Screenwriting endeavors
After obtaining a divorce when Ginger was 3, Lela eventually moved to Hollywood, and by 1916, she was writing scripts under the name Lela Liebrand. At this time, she wrote stories for child actressBaby Marie Osborne, among other credits. She also traveled to Kansas to write, direct, and produce a tourism film while working for Pathé.
Service with Marines
During World War I, she was one of the first women to enlist in the Marine Corps, where she handled publicity. She eventually became the only female editor of Marine newspaper, Leatherneck. At this time, she served as secretary to Col. Albert S. McLemore. While enlisted, she also wrote and directed about 75,000 feet of film for the Marines. She married John Rogers in Kansas City in 1920.
Hollywood career
She served as her daughter's manager, and acquired a reputation as a stage mom. At one point, she drew ire from the IRS for not paying taxes on her cut of Ginger's earnings.
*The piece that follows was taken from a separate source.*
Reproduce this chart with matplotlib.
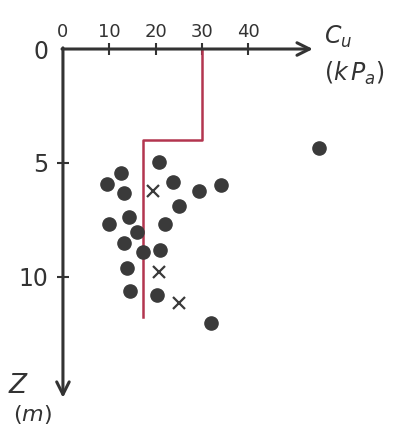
import matplotlib.pyplot as plt

# undrained shear strength profile: c_u (kPa) against depth z (m)
cu_dots = [20.7, 12.5, 9.5, 13.2, 23.8, 29.4, 34.1, 25.0, 14.2, 9.9, 22.0,
           16.0, 13.2, 17.3, 20.9, 13.8, 14.5, 20.3, 32.0, 55.3]
z_dots = [4.96, 5.44, 5.92, 6.32, 5.83, 6.23, 5.96, 6.89, 7.37, 7.68, 7.68,
          8.03, 8.51, 8.90, 8.82, 9.61, 10.61, 10.79, 12.02, 4.34]
cu_cross = [19.4, 20.7, 25.0]
z_cross = [6.23, 9.78, 11.14]

# design profile (step line)
cu_design = [30, 30, 17.3, 17.3]
z_design = [0, 4.0, 4.0, 11.75]

xticks = [0, 10, 20, 30, 40]
yticks = [0, 5, 10]

ink = '#333333'
red = '#b3354f'

fig = plt.figure(figsize=(4.05, 4.32), dpi=100)
ax = fig.add_axes([0, 0, 1, 1])
ax.set_xlim(-13.6, 73.9)
ax.set_ylim(16.8, -2.15)

# ticks sit on the lines through the origin; the lines themselves are arrows
for s in ['right', 'bottom', 'top', 'left']:
    ax.spines[s].set_visible(False)
ax.spines['top'].set_position(('data', 0))
ax.spines['left'].set_position(('data', 0))

ax.xaxis.tick_top()
ax.set_xticks(xticks)
ax.set_xticklabels([str(v) for v in xticks], fontsize=13, color=ink)
ax.set_yticks(yticks)
ax.set_yticklabels([str(v) for v in yticks], fontsize=17, color=ink)
ax.tick_params(axis='x', direction='inout', length=9, width=1.5, color=ink, pad=1)
ax.tick_params(axis='y', direction='inout', length=9, width=1.5, color=ink, pad=6)
ax.xaxis.get_major_ticks()[0].tick2line.set_visible(False)
ax.yaxis.get_major_ticks()[0].tick1line.set_visible(False)

arrow = dict(arrowstyle='->,head_length=0.9,head_width=0.45',
             color=ink, lw=2.2, shrinkA=0, shrinkB=0)
ax.annotate('', xy=(54, 0), xytext=(-0.2, 0), arrowprops=arrow)
ax.annotate('', xy=(0, 15.3), xytext=(0, -0.05), arrowprops=arrow)

ax.plot(cu_design, z_design, color=red, lw=1.8, zorder=2)
ax.plot(cu_dots, z_dots, 'o', ms=9.5, color='#3a3a3a', zorder=3)
ax.plot(cu_cross, z_cross, 'x', ms=9, mew=1.6, color='#3a3a3a', zorder=3)

# axis titles
ax.text(56.5, -0.55, r'$C_u$', fontsize=17, color=ink, ha='left', va='center')
ax.text(56.5, 1.05, r'$(k\,P_a)$', fontsize=17, color=ink, ha='left', va='center')
ax.text(-11.8, 14.8, r'$Z$', fontsize=19, color=ink, ha='left', va='center')
ax.text(-10.8, 16.05, r'$(m)$', fontsize=16, color=ink, ha='left', va='center')

fig.savefig('out.png', dpi=100)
During the late 1930s and early 1940s, she worked as an assistant to Charles Koerner, RKO's vice president of production, and was put in charge of the studio's new talent. She soon parlayed this role into the role as a producer, supervising production on Ginger's films. In 1942, she played the mother of Ginger's character in Billy Wilder's comedy The Major and the Minor. For a time, she ran her own acting school on the RKO lot, where she taught pupils like Betty Grable and Lucille Ball. Ball would later credit Lela for making her into the actress she became.
A museum dedicated to Lela Rogers and her daughter, Ginger Rogers is located at 100 W Moore Street, in Independence, Missouri, where Ginger was born. The Owens-Rogers Museum is open to the public from April through September annually. Displays include photos, memorabilia, newspaper articles, magazines, and stories about the two women.